Figure scripts
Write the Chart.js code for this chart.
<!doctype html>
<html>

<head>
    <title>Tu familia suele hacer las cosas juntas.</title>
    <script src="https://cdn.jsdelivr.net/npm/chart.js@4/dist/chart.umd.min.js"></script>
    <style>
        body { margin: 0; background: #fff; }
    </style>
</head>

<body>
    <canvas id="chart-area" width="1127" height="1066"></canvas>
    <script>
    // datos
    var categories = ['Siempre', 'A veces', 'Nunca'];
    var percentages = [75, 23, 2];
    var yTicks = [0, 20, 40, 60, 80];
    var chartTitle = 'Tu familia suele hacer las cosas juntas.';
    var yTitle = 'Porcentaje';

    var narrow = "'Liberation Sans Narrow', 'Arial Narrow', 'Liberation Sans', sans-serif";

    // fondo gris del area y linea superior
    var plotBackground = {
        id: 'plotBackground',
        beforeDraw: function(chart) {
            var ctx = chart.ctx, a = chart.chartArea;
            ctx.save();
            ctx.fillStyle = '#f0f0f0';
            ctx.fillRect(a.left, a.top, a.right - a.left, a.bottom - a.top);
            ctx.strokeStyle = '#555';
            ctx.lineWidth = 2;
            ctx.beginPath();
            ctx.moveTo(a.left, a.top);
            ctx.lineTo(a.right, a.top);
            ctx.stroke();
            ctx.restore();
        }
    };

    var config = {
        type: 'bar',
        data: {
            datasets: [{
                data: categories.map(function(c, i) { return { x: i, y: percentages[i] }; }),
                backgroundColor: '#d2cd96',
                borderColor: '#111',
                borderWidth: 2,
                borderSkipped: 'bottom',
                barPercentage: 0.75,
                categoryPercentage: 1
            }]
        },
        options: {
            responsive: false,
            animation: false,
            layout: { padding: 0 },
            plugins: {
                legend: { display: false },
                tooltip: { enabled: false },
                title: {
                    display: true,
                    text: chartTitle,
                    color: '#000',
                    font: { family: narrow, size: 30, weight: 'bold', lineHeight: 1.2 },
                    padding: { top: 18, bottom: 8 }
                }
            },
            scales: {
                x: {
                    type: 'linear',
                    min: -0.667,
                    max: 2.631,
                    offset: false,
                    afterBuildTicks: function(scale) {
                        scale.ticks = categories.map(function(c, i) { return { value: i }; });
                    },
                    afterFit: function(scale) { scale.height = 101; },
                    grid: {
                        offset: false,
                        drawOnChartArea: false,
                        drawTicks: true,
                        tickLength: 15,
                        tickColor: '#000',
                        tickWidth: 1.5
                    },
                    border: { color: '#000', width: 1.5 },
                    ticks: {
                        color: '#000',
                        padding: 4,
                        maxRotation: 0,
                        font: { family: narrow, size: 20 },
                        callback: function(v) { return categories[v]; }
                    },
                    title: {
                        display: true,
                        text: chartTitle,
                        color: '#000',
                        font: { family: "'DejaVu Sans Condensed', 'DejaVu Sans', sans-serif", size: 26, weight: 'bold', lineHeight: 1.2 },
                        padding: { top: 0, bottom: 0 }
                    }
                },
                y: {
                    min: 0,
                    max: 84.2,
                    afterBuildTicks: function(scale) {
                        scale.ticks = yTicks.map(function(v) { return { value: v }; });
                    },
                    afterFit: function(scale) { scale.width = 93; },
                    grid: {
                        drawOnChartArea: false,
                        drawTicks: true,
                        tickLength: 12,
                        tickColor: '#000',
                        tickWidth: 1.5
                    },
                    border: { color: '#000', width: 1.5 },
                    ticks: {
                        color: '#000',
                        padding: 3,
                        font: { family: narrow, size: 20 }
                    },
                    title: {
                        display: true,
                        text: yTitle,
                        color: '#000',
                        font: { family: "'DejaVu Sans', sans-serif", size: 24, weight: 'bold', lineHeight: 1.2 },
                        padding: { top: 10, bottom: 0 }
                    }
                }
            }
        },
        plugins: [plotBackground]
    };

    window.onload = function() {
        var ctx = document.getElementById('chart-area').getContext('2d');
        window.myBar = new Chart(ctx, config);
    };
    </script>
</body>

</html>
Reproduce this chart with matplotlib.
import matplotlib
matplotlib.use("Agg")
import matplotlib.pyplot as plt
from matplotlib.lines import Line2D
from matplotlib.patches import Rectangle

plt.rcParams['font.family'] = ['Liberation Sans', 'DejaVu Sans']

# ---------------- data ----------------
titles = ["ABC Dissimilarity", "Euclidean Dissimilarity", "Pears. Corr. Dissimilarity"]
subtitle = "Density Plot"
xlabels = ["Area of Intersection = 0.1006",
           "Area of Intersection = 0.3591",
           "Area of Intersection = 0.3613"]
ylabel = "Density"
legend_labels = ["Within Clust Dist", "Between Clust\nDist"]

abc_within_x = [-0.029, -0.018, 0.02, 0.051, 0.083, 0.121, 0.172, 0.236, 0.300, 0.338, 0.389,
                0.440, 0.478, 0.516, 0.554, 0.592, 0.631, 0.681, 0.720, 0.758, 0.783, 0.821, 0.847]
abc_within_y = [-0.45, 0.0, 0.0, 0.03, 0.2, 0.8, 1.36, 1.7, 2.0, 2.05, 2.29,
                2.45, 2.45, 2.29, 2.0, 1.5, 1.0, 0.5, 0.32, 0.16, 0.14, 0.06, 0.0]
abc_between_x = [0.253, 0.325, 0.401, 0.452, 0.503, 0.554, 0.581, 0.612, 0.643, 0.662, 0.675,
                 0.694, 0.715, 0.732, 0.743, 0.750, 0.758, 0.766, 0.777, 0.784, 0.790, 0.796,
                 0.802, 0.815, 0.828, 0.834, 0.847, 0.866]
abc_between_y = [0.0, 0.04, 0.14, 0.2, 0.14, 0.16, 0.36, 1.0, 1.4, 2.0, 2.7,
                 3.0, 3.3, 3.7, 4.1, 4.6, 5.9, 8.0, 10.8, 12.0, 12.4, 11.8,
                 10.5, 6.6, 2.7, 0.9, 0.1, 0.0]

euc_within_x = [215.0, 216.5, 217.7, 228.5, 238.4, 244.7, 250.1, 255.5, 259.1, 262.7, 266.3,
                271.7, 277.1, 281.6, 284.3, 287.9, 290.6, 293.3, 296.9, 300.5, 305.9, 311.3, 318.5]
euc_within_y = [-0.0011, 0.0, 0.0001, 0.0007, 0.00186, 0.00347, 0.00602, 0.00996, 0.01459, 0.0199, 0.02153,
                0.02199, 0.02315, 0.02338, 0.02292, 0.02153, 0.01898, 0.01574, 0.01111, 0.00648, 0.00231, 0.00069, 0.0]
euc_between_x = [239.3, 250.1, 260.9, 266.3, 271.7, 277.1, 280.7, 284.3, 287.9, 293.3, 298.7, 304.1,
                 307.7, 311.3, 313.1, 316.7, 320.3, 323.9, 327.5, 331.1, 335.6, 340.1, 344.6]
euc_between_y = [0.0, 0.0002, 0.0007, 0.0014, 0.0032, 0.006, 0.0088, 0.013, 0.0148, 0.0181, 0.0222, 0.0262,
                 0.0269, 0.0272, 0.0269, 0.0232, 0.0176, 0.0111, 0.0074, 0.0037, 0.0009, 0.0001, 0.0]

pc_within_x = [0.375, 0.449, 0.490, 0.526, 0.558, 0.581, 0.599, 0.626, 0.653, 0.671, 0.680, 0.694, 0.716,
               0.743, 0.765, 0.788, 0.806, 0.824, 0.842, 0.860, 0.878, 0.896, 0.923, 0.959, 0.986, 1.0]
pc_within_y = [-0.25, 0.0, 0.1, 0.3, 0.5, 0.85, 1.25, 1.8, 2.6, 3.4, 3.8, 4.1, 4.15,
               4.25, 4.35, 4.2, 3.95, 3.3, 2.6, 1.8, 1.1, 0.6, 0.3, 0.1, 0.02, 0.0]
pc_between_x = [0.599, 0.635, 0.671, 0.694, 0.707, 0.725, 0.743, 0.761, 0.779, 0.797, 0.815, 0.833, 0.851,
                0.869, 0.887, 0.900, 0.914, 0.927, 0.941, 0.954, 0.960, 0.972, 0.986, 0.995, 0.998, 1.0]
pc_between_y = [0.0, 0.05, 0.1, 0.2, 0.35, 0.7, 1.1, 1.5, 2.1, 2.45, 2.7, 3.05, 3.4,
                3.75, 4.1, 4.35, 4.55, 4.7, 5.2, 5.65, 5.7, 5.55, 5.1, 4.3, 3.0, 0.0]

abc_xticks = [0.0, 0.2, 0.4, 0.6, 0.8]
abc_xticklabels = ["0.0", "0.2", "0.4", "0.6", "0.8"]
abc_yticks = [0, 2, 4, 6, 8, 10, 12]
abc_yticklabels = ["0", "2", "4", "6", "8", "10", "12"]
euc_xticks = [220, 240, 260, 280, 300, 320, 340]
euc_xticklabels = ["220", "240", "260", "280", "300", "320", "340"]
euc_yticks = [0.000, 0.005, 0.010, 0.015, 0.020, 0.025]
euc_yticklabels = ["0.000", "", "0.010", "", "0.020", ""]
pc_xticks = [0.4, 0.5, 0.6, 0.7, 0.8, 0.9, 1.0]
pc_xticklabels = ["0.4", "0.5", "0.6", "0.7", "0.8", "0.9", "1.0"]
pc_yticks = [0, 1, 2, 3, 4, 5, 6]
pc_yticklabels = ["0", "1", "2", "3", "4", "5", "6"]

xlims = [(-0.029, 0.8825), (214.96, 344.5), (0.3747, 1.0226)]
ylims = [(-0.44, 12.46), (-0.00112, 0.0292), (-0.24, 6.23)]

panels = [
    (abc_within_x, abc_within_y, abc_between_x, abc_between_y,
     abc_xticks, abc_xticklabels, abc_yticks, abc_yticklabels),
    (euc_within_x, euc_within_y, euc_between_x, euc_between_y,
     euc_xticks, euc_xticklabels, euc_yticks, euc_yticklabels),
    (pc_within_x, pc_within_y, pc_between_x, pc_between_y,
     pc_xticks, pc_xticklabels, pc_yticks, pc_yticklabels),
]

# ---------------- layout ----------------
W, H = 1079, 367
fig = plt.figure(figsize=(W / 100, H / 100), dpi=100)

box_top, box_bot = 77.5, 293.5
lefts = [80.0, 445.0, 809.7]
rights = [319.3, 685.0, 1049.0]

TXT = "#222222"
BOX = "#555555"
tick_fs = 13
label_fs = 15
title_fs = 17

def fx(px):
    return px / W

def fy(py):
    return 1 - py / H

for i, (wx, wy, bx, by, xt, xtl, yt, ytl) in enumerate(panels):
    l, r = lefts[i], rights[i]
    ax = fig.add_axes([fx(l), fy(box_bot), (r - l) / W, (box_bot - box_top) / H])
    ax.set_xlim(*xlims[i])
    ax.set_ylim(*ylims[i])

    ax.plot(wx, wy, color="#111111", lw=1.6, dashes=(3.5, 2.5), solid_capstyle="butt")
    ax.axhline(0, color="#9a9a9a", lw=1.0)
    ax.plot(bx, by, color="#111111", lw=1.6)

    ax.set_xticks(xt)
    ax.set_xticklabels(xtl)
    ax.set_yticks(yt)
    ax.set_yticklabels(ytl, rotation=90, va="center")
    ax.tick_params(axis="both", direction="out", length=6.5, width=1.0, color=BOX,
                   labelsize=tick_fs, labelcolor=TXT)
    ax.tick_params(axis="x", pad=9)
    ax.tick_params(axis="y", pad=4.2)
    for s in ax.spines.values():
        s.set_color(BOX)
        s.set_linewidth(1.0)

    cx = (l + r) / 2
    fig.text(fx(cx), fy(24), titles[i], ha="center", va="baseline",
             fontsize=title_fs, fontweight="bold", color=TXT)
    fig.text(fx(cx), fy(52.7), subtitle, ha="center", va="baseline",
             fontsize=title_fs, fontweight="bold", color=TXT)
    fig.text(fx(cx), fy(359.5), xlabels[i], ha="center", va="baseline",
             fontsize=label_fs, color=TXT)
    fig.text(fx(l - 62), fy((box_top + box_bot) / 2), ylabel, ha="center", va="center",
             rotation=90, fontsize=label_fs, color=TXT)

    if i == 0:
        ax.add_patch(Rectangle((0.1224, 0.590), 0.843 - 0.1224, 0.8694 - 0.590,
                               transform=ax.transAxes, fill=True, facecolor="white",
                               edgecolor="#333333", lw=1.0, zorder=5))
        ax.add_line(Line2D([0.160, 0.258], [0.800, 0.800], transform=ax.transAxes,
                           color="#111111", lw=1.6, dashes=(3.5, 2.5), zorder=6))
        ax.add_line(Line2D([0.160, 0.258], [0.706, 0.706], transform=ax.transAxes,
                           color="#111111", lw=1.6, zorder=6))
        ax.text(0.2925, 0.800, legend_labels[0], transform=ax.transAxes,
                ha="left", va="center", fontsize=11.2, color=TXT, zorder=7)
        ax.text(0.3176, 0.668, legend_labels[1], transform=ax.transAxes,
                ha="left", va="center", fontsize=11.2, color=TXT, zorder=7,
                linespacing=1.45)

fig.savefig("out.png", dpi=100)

__EXERCISE INSTRUCTIONS__
Extract, please, the lines from the start of the entries above through the one with "var yTitle = 'Porcentaje';", both included, reproducing each exactly and adding nothing.

__WRITTEN SOLUTION__
Write the Chart.js code for this chart.
<!doctype html>
<html>

<head>
    <title>Tu familia suele hacer las cosas juntas.</title>
    <script src="https://cdn.jsdelivr.net/npm/chart.js@4/dist/chart.umd.min.js"></script>
    <style>
        body { margin: 0; background: #fff; }
    </style>
</head>

<body>
    <canvas id="chart-area" width="1127" height="1066"></canvas>
    <script>
    // datos
    var categories = ['Siempre', 'A veces', 'Nunca'];
    var percentages = [75, 23, 2];
    var yTicks = [0, 20, 40, 60, 80];
    var chartTitle = 'Tu familia suele hacer las cosas juntas.';
    var yTitle = 'Porcentaje';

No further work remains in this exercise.